Exclude the pictures, then repeat the remaining data exactly.
-- start --
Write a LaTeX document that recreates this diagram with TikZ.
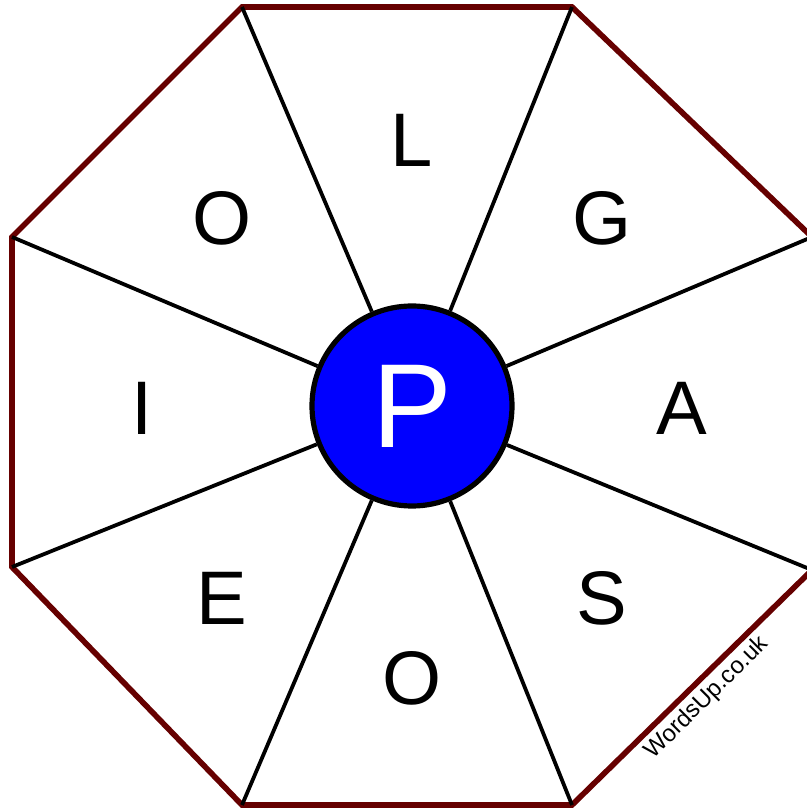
\documentclass[tikz,border=0pt]{standalone}
\usepackage{fontspec}
\setmainfont{Liberation Sans}
\definecolor{crim}{HTML}{660000}
\definecolor{cblue}{HTML}{0000FF}
\tikzset{
  every picture/.style={x=0.025cm, y=0.025cm},
  rim/.style={draw=crim, line width=4pt, line join=miter},
  spoke/.style={draw=black, line width=2.7pt},
  hub/.style={circle, draw=black, fill=cblue, line width=3.7pt, minimum size=200*0.025cm, inner sep=0pt, text=white, font=\fontsize{85}{85}\selectfont},
  letter/.style={font=\fontsize{54}{54}\selectfont},
  stamp/.style={font=\fontsize{17}{17}\selectfont, rotate=45},
}

\begin{document}
\begin{tikzpicture}
  \useasboundingbox (0,0) rectangle (807,810);
  \clip (0,0) rectangle (807,810);
  % octagon corners
  \coordinate (v0) at (812,573);
  \coordinate (v1) at (572,803);
  \coordinate (v2) at (242,803);
  \coordinate (v3) at (12,573);
  \coordinate (v4) at (12,243);
  \coordinate (v5) at (242,5);
  \coordinate (v6) at (572,5);
  \coordinate (v7) at (812,240);
  \draw[rim] (v0) -- (v1) -- (v2) -- (v3) -- (v4) -- (v5) -- (v6) -- (v7) -- cycle;
  \node[hub] (p) at (412,404) {P};
  \foreach \i in {0,...,7}
    \draw[spoke] (v\i) -- (p);
  % sector letters
  \node[letter] (l1) at (412,670) {L};
  \node[letter] (l2) at (602,592) {G};
  \node[letter] (l3) at (682,402) {A};
  \node[letter] (l4) at (602,212) {S};
  \node[letter] (l5) at (412,132) {O};
  \node[letter] (l6) at (222,212) {E};
  \node[letter] (l7) at (142,402) {I};
  \node[letter] (l8) at (222,592) {O};
  \node[stamp] (w) at (707,112) {WordsUp.co.uk};
\end{tikzpicture}
\end{document}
-- end --
Solved problem |
Write a LaTeX document that recreates this diagram with TikZ.
\documentclass[tikz,border=0pt]{standalone}
\usepackage{fontspec}
\setmainfont{Liberation Sans}
\definecolor{crim}{HTML}{660000}
\definecolor{cblue}{HTML}{0000FF}
\tikzset{
  every picture/.style={x=0.025cm, y=0.025cm},
  rim/.style={draw=crim, line width=4pt, line join=miter},
  spoke/.style={draw=black, line width=2.7pt},
  hub/.style={circle, draw=black, fill=cblue, line width=3.7pt, minimum size=200*0.025cm, inner sep=0pt, text=white, font=\fontsize{85}{85}\selectfont},
  letter/.style={font=\fontsize{54}{54}\selectfont},
  stamp/.style={font=\fontsize{17}{17}\selectfont, rotate=45},
}

\begin{document}
\begin{tikzpicture}
  \useasboundingbox (0,0) rectangle (807,810);
  \clip (0,0) rectangle (807,810);
  % octagon corners
  \coordinate (v0) at (812,573);
  \coordinate (v1) at (572,803);
  \coordinate (v2) at (242,803);
  \coordinate (v3) at (12,573);
  \coordinate (v4) at (12,243);
  \coordinate (v5) at (242,5);
  \coordinate (v6) at (572,5);
  \coordinate (v7) at (812,240);
  \draw[rim] (v0) -- (v1) -- (v2) -- (v3) -- (v4) -- (v5) -- (v6) -- (v7) -- cycle;
  \node[hub] (p) at (412,404) {P};
  \foreach \i in {0,...,7}
    \draw[spoke] (v\i) -- (p);
  % sector letters
  \node[letter] (l1) at (412,670) {L};
  \node[letter] (l2) at (602,592) {G};
  \node[letter] (l3) at (682,402) {A};
  \node[letter] (l4) at (602,212) {S};
  \node[letter] (l5) at (412,132) {O};
  \node[letter] (l6) at (222,212) {E};
  \node[letter] (l7) at (142,402) {I};
  \node[letter] (l8) at (222,592) {O};
  \node[stamp] (w) at (707,112) {WordsUp.co.uk};
\end{tikzpicture}
\end{document}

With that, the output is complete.